Le Pape François s’est solennellement engagé à combattre les abus sexuels au sein de l’Eglise. Le défi est réel pour une institution, comme tant d’autres, dogmatique, autoritaire et verticaliste, où, trop souvent, on apprend à réciter plus qu’à penser, où le devoir d’obéissance fait de l’ombre à la conscience, où la loyauté est préférée à la liberté et à la vérité.

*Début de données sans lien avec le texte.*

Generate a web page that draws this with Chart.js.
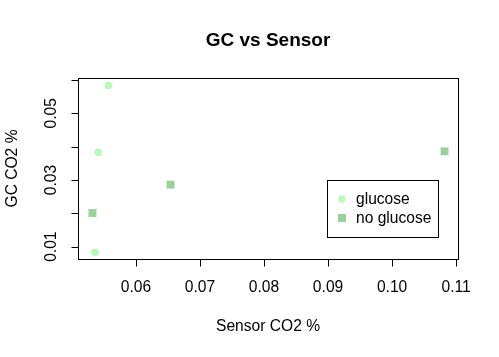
<!DOCTYPE html>
<html>
<head>
<meta charset="utf-8">
<script src="https://cdn.jsdelivr.net/npm/chart.js@4"></script>
<style>
html,body{margin:0;padding:0;background:#fff;}
#wrap{width:499px;height:357px;}
</style>
</head>
<body>
<div id="wrap"><canvas id="c" width="499" height="357"></canvas></div>
<script>
// Data
const glucoseX = [0.0557, 0.0541, 0.0536];
const glucoseY = [0.0584, 0.0383, 0.0083];
const noGlucoseX = [0.0532, 0.0654, 0.1082];
const noGlucoseY = [0.0201, 0.0286, 0.0386];
const seriesNames = ["glucose", "no glucose"];
const xTicks = [0.06, 0.07, 0.08, 0.09, 0.10, 0.11];
const xTickLabels = ["0.06", "0.07", "0.08", "0.09", "0.10", "0.11"];
const yTicks = [0.01, 0.02, 0.03, 0.04, 0.05, 0.06];
const yTickLabels = ["0.01", "", "0.03", "", "0.05", ""];
const titleText = "GC vs Sensor";
const xTitle = "Sensor CO2 %";
const yTitle = "GC CO2 %";

const colGlucose = "#BDF7BD";
const colNoGlucose = "#9CCF9C";
const FONT = "'Liberation Sans', Arial, sans-serif";
const BASE = 15.6;

const toPts = (xs, ys) => xs.map((x, i) => ({x: x, y: ys[i]}));

const rStyle = {
  id: 'rStyle',
  afterDraw(chart) {
    const ctx = chart.ctx;
    const a = chart.chartArea;
    const xs = chart.scales.x, ys = chart.scales.y;
    ctx.save();
    ctx.strokeStyle = '#000';
    ctx.lineWidth = 1;
    ctx.fillStyle = '#000';
    // box
    ctx.strokeRect(Math.round(a.left) + 0.5, Math.round(a.top) + 0.5,
                   Math.round(a.right - a.left), Math.round(a.bottom - a.top));
    // x ticks
    ctx.font = BASE + "px " + FONT;
    ctx.textAlign = 'center';
    ctx.textBaseline = 'middle';
    const xAxisY = Math.round(a.bottom) + 0.5;
    ctx.beginPath();
    ctx.moveTo(Math.round(xs.getPixelForValue(xTicks[0])) + 0.5, xAxisY);
    ctx.lineTo(Math.round(xs.getPixelForValue(xTicks[xTicks.length - 1])) + 0.5, xAxisY);
    xTicks.forEach((t) => {
      const px = Math.round(xs.getPixelForValue(t)) + 0.5;
      ctx.moveTo(px, xAxisY);
      ctx.lineTo(px, xAxisY + 7);
    });
    ctx.stroke();
    xTicks.forEach((t, i) => {
      ctx.fillText(xTickLabels[i], xs.getPixelForValue(t), 288);
    });
    // y ticks
    const yAxisX = Math.round(a.left) + 0.5;
    ctx.beginPath();
    yTicks.forEach((t) => {
      const py = Math.round(ys.getPixelForValue(t)) + 0.5;
      ctx.moveTo(yAxisX, py);
      ctx.lineTo(yAxisX - 7, py);
    });
    ctx.stroke();
    yTicks.forEach((t, i) => {
      if (!yTickLabels[i]) return;
      ctx.save();
      ctx.translate(52, ys.getPixelForValue(t));
      ctx.rotate(-Math.PI / 2);
      ctx.fillText(yTickLabels[i], 0, 0);
      ctx.restore();
    });
    // axis titles
    ctx.fillText(xTitle, (a.left + a.right) / 2, 327);
    ctx.save();
    ctx.translate(13, (a.top + a.bottom) / 2);
    ctx.rotate(-Math.PI / 2);
    ctx.fillText(yTitle, 0, 0);
    ctx.restore();
    // title
    ctx.font = "bold " + (BASE * 1.22) + "px " + FONT;
    ctx.fillText(titleText, (a.left + a.right) / 2, 41);
    // legend
    ctx.strokeRect(327.5, 180.5, 111, 57);
    ctx.font = BASE + "px " + FONT;
    ctx.textAlign = 'left';
    ctx.fillText(seriesNames[0], 356, 200);
    ctx.fillText(seriesNames[1], 356, 219);
    ctx.fillStyle = colGlucose;
    ctx.beginPath();
    ctx.arc(342, 199, 3.7, 0, Math.PI * 2);
    ctx.fill();
    ctx.fillStyle = colNoGlucose;
    ctx.fillRect(338, 214, 8, 8);
    ctx.restore();
  }
};

new Chart(document.getElementById('c'), {
  type: 'scatter',
  data: {
    datasets: [
      {label: seriesNames[0], data: toPts(glucoseX, glucoseY), pointStyle: 'circle', pointRadius: 3.9,
       backgroundColor: colGlucose, borderColor: colGlucose, borderWidth: 0, pointHoverRadius: 3.9},
      {label: seriesNames[1], data: toPts(noGlucoseX, noGlucoseY), pointStyle: 'rect', pointRadius: 5.6,
       backgroundColor: colNoGlucose, borderColor: colNoGlucose, borderWidth: 0, pointHoverRadius: 5.6}
    ]
  },
  options: {
    responsive: false,
    animation: false,
    events: [],
    layout: {padding: {left: 78, top: 78, right: 41, bottom: 98}},
    plugins: {legend: {display: false}, title: {display: false}, tooltip: {enabled: false}},
    scales: {
      x: {type: 'linear', min: 0.05094, max: 0.1103, display: false},
      y: {type: 'linear', min: 0.0063, max: 0.0606, display: false}
    }
  },
  plugins: [rStyle]
});
</script>
</body>
</html>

Or, face à un tel scandale, la fidélité et la docilité ne peuvent être des prétextes à l’abdication morale ou au déni d’intelligence. « S’il désire sincèrement suivre la meilleure voie, l’individu doit apprendre à maintenir une attitude critique face aux coutumes et aux croyances de la tribu », écrivait le philosophe Bertrand Russell (1872-1970). L’avenir de l’humanisme, de l’universalisme…et du catholicisme est à ce prix. La protection des êtres humains aussi, car, lorsqu’on est confronté à des crimes, l’éthique et la loi ne laissent pas d’autre choix que de critiquer « les siens ». Cette « trahison » est la voie de la justice…et de la rédemption.